**What the task asks**
Copy the lines of the data below exactly, starting at the first and stopping after the line that contains "plt.rcParams['lines.scale_dashes'] = False"; include no pictures.

**Given data**
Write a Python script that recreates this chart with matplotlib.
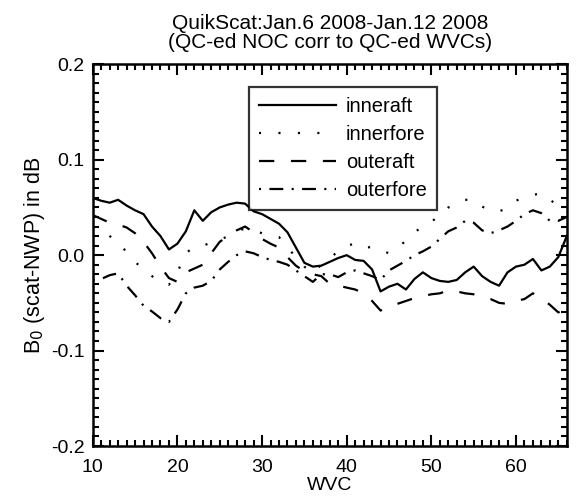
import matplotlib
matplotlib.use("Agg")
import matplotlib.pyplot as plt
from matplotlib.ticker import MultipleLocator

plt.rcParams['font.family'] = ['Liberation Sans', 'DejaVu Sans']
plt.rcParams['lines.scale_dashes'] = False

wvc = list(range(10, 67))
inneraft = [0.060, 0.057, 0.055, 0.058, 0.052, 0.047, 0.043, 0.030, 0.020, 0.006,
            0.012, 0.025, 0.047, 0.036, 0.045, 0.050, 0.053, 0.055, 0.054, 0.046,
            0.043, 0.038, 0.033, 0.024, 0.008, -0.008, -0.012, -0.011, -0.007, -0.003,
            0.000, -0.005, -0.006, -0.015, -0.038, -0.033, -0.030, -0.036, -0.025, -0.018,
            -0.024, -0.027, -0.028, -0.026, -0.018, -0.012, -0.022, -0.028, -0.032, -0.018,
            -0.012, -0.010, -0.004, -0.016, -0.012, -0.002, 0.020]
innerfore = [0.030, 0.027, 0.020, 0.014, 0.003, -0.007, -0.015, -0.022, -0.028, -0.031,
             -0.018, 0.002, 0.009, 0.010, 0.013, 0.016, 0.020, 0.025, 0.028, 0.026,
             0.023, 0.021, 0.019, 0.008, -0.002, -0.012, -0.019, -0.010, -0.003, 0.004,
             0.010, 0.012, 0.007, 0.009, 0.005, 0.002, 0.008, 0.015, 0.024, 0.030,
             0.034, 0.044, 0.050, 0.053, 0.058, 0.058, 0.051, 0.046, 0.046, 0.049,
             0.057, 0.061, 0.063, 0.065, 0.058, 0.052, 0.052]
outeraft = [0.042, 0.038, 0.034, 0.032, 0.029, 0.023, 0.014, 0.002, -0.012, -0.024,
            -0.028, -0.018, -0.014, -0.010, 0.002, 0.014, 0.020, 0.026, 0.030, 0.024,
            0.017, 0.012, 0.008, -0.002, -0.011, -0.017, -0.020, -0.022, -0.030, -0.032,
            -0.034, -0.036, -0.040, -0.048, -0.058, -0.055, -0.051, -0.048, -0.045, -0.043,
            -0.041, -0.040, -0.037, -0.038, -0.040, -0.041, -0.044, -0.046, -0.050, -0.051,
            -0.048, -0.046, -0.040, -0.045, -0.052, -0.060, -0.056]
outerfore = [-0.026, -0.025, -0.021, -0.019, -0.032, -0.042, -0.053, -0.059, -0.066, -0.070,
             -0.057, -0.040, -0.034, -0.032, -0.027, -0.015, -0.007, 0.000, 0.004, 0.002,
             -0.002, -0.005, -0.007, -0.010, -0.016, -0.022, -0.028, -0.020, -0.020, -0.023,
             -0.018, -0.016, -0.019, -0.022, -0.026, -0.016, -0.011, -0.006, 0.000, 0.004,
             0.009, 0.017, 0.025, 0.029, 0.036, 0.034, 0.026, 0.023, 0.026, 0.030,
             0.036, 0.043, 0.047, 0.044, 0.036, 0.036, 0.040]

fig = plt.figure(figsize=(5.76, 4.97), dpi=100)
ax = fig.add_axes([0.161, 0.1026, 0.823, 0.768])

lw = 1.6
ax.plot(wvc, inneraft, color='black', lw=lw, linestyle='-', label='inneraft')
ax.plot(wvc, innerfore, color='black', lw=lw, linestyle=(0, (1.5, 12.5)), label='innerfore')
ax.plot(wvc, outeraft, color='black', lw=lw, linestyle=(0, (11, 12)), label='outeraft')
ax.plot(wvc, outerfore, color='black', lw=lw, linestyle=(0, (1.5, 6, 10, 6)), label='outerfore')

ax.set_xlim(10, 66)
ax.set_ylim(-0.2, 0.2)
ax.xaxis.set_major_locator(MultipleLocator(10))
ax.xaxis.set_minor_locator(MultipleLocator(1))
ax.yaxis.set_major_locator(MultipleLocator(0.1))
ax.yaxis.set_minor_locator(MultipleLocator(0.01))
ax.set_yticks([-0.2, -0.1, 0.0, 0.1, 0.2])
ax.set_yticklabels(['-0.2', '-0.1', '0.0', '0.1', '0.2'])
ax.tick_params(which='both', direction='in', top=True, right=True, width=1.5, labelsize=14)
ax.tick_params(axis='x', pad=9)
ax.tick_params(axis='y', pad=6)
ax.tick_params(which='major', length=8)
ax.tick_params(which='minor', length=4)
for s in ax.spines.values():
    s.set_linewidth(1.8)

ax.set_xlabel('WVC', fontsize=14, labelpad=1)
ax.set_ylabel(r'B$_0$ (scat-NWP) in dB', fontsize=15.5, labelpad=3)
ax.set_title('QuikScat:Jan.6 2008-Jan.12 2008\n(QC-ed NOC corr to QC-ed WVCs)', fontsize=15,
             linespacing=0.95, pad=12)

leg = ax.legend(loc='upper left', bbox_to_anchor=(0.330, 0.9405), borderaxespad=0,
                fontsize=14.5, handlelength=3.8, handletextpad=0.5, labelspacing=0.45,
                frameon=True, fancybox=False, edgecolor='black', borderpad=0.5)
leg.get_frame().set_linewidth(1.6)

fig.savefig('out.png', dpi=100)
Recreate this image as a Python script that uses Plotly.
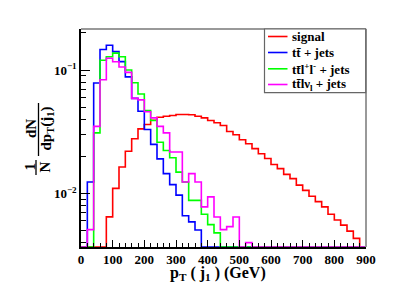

**Output below**
Write a Python script that recreates this chart with matplotlib.
import matplotlib
matplotlib.use("Agg")
import matplotlib.pyplot as plt
from matplotlib.ticker import MultipleLocator

plt.rcParams['font.family'] = ['Liberation Sans', 'DejaVu Sans']
plt.rcParams['lines.scale_dashes'] = False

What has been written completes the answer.